For the Christian in whom the Risen Christ is alive and at work, there is nothing that can ultimately defeat us, not sin, suffering or death, because Christ Jesus, through his death and resurrection, has overcome everything that would seek to destroy us or to block our human and spiritual growth. In the Easter sequence, which the Cathedral choir sang so beautifully for us, we as the Church acknowledge the duel of death and life that goes on at times in our hearts; the battle sometimes of human despair against Christian hope. But the victory has been won by Christ – this is what we celebrate at Easter -and we are invited to call upon that victory often, especially at times when we feel overwhelmed by the challenges in our lives. So, correctly understood, the Resurrection of Jesus, which we share in through baptism, provides us with the context in which we can really trust in God’s love for us and rely absolutely upon it.
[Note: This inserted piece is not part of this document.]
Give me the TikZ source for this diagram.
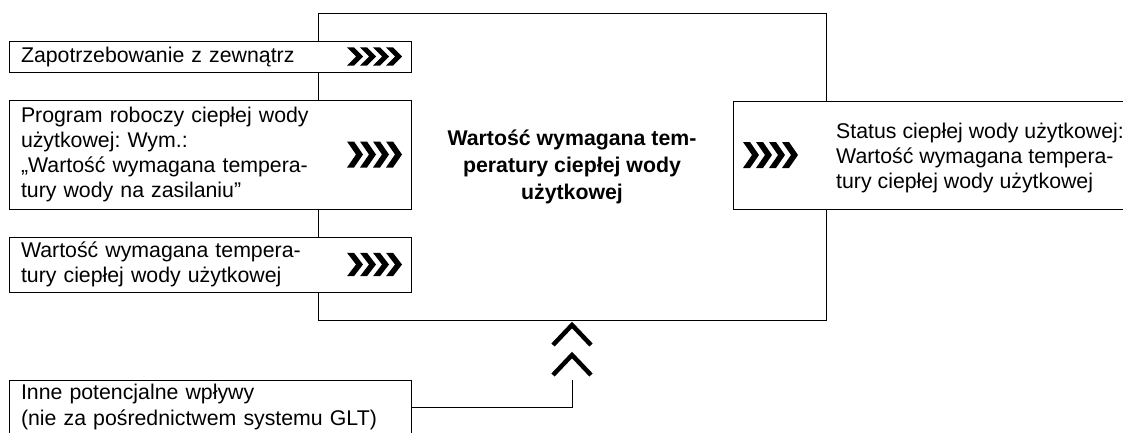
\documentclass[tikz,border=0pt]{standalone}
\usepackage{fontspec}
\setmainfont{Liberation Sans}
\frenchspacing
\begin{document}
\begin{tikzpicture}[x=1pt, y=-1pt,
  box/.style={draw, fill=white, line width=1pt, inner sep=0pt, outer sep=0pt},
  txt/.style={font=\fontsize{21.3}{25.3}\selectfont, text=black},
  inbox/.style={box, txt, anchor=north west, minimum width=402pt,
    text width=378pt, align=left, inner xsep=12pt, inner ysep=0pt},
  % four heavy chevrons pointing right, origin at their left middle
  chev/.pic={\foreach \i in {0,1,2,3}{
      \fill[xshift=\i*13pt] (0,-13) -- (7,-13) -- (16,0) -- (7,13) -- (0,13) -- (9,0) -- cycle;}},
  % open chevron pointing up, origin at its apex
  upchev/.pic={\draw[line width=4.5pt, line join=miter] (-19,20) -- (0,0) -- (19,20);},
]
\useasboundingbox (0,0) rectangle (1123,432);
\clip (0,0) rectangle (1123,432);

% central function block
\node[box, minimum width=508pt, minimum height=307pt, align=center,
  font=\bfseries\fontsize{21.3}{27}\selectfont] (main) at (572,166.5)
  {Wartość wymagana tem-\\peratury ciepłej wody\\użytkowej};

% inputs
\node[inbox, minimum height=31pt] (in1) at (9,41) {Zapotrzebowanie z zewnątrz};
\node[inbox, minimum height=109pt] (in2) at (9,100)
  {Program roboczy ciepłej wody\\użytkowej: Wym.:\\„Wartość wymagana tempera-\\tury wody na zasilaniu”};
\node[inbox, minimum height=55pt] (in3) at (9,237)
  {Wartość wymagana tempera-\\tury ciepłej wody użytkowej};
\pic[yscale=0.7] at ([xshift=-64pt]in1.east) {chev};
\pic at ([xshift=-64pt]in2.east) {chev};
\pic[yscale=0.9] at ([xshift=-64pt]in3.east) {chev};

% output
\node[box, anchor=north west, minimum width=400pt, minimum height=108pt] (out) at (733,101) {};
\node[txt, anchor=west, align=left, inner sep=0pt] (outtxt) at (836,158)
  {Status ciepłej wody użytkowej:\\Wartość wymagana tempera-\\tury ciepłej wody użytkowej};
\pic at ([xshift=10pt]out.west) {chev};

% other influences from below
\node[inbox, minimum height=54pt] (other) at (9,380)
  {Inne potencjalne wpływy\\(nie za pośrednictwem systemu GLT)};
\coordinate (tip) at (572,380);
\draw[line width=1pt] (other.east) -| (tip);
\pic at (572,355) {upchev};
\pic at (572,325) {upchev};
\end{tikzpicture}
\end{document}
Easter is essentially a celebration of the Risen life of Jesus, and of the action within us of Christ Jesus himself, by means of his Holy Spirit. It is a time to renew our baptismal promises, to open our hearts afresh to experience this Risen Life in our own lives, and to invite Christ to be Lord in our lives, so that He can continue His work in our world now, through us his disciples, his co-workers. How? Well, it could be as simple as beginning each day with a prayer like this: ‘What, today, are we going to do together Lord?’ and by asking the Holy Spirit to open the eyes of our heart to help us to see little opportunities during that day when we could each be the channels by which others experience, through us, something of God’s love, joy, compassion, and forgiveness, in perhaps little but nevertheless significant acts of kindness and goodness.

Sometimes, however, allowing the Risen Christ to reign a little more freely in our hearts may make more difficult demands upon us; such as having the courage to dare to be like Christ in the way we live;  in following our own conscience, one informed by the teachings of Christ, especially in unpopular causes. It might mean being willing to disagree with the majority, and making decisions that we know to be according to the Gospel, even when others, including friends, do not understand why we are acting as we are.  We all know how easy it can be to submit passively to the opinions of the crowd. But the Christian in whom Christ is risen sometimes needs to dare to think and act differently, not because they are arrogant, but because they listen carefully and respond to the guidance of God’s Holy Spirit at work within them.  They know they are not alone, and that God’s grace will provide them with what they are lacking.

As we each now prepare to renew our Baptismal Promises and make again the Profession of Faith, let’s pause a moment, as the Risen Christ’s co-workers & disciples, to reflect upon how we will invite Him to work more freely through us today, and throughout these weeks of Eastertide.